## Task description
Where a line contains the word "with", copy that line in full.

## Raw records
>>>

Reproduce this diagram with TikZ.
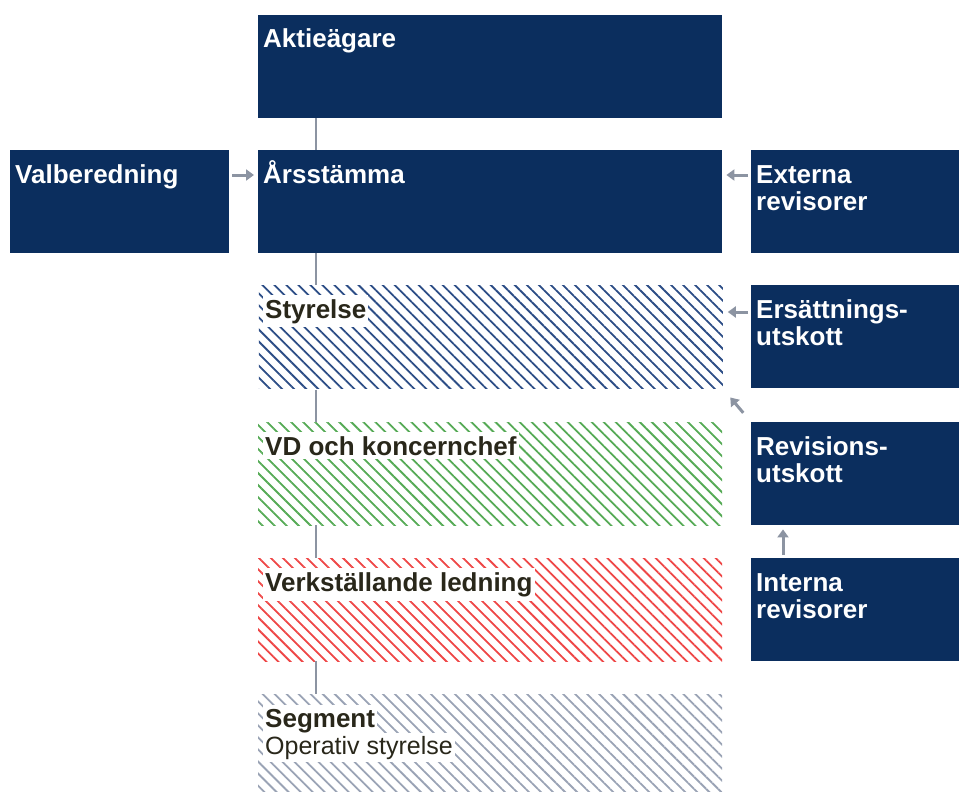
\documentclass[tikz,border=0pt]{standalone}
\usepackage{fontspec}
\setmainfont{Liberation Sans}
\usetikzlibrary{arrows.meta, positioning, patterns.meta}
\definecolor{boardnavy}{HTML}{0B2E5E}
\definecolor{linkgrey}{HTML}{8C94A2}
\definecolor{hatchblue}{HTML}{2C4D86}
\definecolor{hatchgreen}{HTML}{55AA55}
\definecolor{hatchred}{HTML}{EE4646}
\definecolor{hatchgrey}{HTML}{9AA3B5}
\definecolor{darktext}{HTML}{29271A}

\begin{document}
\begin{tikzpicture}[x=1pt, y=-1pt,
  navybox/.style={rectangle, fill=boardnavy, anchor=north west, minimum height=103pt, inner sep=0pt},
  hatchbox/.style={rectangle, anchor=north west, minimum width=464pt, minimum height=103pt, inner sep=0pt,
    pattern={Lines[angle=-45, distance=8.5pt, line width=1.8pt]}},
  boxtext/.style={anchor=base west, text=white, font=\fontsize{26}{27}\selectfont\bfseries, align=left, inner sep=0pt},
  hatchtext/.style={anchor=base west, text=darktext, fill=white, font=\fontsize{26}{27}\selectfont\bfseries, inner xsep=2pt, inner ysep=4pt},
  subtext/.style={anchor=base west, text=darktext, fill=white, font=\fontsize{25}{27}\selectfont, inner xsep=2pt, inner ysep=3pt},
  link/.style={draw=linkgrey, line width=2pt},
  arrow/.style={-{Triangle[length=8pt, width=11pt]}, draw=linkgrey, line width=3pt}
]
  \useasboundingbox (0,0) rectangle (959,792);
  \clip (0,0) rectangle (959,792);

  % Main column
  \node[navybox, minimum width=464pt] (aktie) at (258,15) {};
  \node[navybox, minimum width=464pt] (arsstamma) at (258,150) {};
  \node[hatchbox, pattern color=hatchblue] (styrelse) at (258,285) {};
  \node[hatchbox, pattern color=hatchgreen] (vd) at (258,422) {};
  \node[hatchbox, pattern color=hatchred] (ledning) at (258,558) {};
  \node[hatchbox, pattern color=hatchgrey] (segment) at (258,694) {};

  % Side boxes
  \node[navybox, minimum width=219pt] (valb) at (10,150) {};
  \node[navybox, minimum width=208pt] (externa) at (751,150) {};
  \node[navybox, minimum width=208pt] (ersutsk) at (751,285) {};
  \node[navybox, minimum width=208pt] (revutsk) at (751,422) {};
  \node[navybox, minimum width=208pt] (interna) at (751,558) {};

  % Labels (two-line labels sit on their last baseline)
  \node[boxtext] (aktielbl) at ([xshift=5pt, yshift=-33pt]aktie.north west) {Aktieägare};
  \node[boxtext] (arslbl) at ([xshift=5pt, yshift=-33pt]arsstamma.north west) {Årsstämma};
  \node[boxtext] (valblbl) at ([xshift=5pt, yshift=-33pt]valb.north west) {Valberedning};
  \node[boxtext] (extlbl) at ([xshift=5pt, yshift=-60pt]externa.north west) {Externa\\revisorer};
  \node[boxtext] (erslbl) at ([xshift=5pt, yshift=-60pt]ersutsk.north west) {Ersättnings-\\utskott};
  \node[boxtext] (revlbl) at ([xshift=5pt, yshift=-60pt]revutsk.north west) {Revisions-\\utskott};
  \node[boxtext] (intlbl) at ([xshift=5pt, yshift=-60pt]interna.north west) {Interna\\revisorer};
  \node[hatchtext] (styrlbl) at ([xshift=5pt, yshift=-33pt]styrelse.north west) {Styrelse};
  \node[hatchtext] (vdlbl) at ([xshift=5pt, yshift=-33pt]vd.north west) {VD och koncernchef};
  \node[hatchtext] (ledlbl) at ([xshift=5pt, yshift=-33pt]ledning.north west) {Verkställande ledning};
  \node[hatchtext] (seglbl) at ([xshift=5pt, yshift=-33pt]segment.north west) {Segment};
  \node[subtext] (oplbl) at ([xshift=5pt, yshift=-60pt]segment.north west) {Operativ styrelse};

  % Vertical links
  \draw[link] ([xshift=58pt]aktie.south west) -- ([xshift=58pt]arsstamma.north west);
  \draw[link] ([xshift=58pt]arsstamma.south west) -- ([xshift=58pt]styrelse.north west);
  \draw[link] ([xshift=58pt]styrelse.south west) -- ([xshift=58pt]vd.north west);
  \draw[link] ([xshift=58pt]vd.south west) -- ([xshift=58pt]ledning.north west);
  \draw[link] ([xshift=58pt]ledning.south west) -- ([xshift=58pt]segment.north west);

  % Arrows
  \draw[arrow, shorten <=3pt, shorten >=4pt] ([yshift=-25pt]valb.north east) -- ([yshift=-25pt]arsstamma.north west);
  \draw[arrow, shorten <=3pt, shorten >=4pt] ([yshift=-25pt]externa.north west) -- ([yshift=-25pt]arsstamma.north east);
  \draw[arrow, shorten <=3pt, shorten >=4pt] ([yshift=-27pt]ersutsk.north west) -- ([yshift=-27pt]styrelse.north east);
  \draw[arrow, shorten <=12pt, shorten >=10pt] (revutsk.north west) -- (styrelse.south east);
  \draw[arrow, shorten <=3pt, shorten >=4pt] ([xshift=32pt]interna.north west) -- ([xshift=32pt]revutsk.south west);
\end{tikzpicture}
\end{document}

<<<
>>>

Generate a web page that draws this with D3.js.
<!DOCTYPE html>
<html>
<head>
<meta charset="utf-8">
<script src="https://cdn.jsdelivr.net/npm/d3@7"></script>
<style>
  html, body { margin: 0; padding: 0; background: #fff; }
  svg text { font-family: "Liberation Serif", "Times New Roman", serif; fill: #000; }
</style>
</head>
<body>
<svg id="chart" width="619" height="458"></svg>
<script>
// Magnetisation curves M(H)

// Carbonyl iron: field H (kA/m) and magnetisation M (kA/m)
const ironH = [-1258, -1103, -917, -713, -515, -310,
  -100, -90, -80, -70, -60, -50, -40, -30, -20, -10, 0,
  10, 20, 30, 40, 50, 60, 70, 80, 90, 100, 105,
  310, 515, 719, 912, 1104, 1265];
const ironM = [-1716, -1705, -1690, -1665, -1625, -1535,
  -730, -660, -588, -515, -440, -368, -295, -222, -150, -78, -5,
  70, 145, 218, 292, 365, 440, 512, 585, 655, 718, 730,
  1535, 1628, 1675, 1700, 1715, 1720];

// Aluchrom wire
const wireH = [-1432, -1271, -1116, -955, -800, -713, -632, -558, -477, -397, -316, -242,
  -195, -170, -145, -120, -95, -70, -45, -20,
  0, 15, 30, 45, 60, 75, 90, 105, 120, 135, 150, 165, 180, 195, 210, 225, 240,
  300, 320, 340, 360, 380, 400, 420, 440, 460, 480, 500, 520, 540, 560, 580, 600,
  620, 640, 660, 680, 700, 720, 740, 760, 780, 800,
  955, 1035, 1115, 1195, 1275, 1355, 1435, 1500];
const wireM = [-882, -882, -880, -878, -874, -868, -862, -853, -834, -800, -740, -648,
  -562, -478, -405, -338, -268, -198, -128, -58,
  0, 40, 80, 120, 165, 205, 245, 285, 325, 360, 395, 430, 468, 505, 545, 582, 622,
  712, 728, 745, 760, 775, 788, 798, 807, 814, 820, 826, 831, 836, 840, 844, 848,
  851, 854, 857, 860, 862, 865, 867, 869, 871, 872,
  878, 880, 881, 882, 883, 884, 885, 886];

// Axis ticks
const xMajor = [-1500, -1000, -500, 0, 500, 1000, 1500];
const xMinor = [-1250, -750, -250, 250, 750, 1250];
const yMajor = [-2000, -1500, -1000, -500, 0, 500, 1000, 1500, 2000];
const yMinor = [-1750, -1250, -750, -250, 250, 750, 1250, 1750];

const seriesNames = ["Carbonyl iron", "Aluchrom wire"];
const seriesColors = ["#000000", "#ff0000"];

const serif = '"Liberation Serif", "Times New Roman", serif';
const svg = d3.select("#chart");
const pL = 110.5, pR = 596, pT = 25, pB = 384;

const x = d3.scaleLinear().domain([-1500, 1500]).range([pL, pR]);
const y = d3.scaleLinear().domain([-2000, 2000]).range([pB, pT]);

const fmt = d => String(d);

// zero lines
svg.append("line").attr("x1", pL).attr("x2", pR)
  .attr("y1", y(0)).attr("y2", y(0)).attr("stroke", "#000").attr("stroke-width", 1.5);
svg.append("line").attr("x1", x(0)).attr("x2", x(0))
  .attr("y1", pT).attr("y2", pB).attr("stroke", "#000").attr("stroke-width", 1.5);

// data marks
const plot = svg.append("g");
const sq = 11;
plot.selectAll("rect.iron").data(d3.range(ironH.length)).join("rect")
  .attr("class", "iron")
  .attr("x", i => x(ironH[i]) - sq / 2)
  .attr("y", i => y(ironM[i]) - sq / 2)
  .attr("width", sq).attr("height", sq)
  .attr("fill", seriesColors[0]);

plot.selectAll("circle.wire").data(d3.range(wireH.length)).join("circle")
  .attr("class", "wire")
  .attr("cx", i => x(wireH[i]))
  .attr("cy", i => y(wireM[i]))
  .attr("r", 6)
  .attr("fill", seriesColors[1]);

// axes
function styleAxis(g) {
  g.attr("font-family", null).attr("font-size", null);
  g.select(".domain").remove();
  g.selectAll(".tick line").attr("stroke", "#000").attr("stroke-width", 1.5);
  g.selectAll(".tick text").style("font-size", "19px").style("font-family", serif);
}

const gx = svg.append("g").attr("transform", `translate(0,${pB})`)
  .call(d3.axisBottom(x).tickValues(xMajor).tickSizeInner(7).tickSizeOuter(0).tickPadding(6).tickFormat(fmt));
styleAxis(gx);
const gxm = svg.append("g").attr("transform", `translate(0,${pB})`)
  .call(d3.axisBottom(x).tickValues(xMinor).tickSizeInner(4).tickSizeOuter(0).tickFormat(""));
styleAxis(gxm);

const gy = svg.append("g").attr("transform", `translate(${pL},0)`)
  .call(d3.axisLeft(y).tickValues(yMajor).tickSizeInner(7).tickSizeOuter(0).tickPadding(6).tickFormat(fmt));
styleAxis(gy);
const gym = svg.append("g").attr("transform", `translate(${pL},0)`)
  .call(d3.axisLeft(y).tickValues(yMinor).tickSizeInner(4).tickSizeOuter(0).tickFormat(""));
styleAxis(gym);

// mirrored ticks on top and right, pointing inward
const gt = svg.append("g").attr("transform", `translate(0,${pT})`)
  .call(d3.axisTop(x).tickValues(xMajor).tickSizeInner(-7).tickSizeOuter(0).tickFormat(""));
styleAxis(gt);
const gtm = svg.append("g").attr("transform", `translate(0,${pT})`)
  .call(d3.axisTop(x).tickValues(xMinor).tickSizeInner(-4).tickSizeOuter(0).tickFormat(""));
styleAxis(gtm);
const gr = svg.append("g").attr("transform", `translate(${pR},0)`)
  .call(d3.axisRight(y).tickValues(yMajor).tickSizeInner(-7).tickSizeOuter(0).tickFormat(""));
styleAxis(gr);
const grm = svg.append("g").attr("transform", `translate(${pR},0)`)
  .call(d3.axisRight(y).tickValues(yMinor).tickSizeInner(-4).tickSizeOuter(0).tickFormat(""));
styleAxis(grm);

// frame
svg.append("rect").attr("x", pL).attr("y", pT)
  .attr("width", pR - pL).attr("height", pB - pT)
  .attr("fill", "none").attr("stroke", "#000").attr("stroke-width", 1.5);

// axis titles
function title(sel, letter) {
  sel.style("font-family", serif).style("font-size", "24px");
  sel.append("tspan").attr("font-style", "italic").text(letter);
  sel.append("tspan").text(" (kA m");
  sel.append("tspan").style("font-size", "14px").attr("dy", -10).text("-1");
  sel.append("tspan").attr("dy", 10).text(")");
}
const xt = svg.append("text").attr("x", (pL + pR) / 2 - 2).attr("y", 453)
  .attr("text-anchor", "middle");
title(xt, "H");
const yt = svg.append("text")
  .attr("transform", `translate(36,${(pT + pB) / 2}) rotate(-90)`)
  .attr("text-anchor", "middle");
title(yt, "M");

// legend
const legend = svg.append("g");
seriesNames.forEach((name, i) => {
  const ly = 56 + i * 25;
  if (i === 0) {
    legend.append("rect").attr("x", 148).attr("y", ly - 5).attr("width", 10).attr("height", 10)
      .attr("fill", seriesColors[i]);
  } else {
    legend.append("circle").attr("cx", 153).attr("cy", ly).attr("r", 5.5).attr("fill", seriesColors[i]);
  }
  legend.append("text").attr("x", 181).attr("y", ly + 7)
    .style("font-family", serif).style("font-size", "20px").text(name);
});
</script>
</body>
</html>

<<<

## The completed task
Reproduce this diagram with TikZ.
Generate a web page that draws this with D3.js.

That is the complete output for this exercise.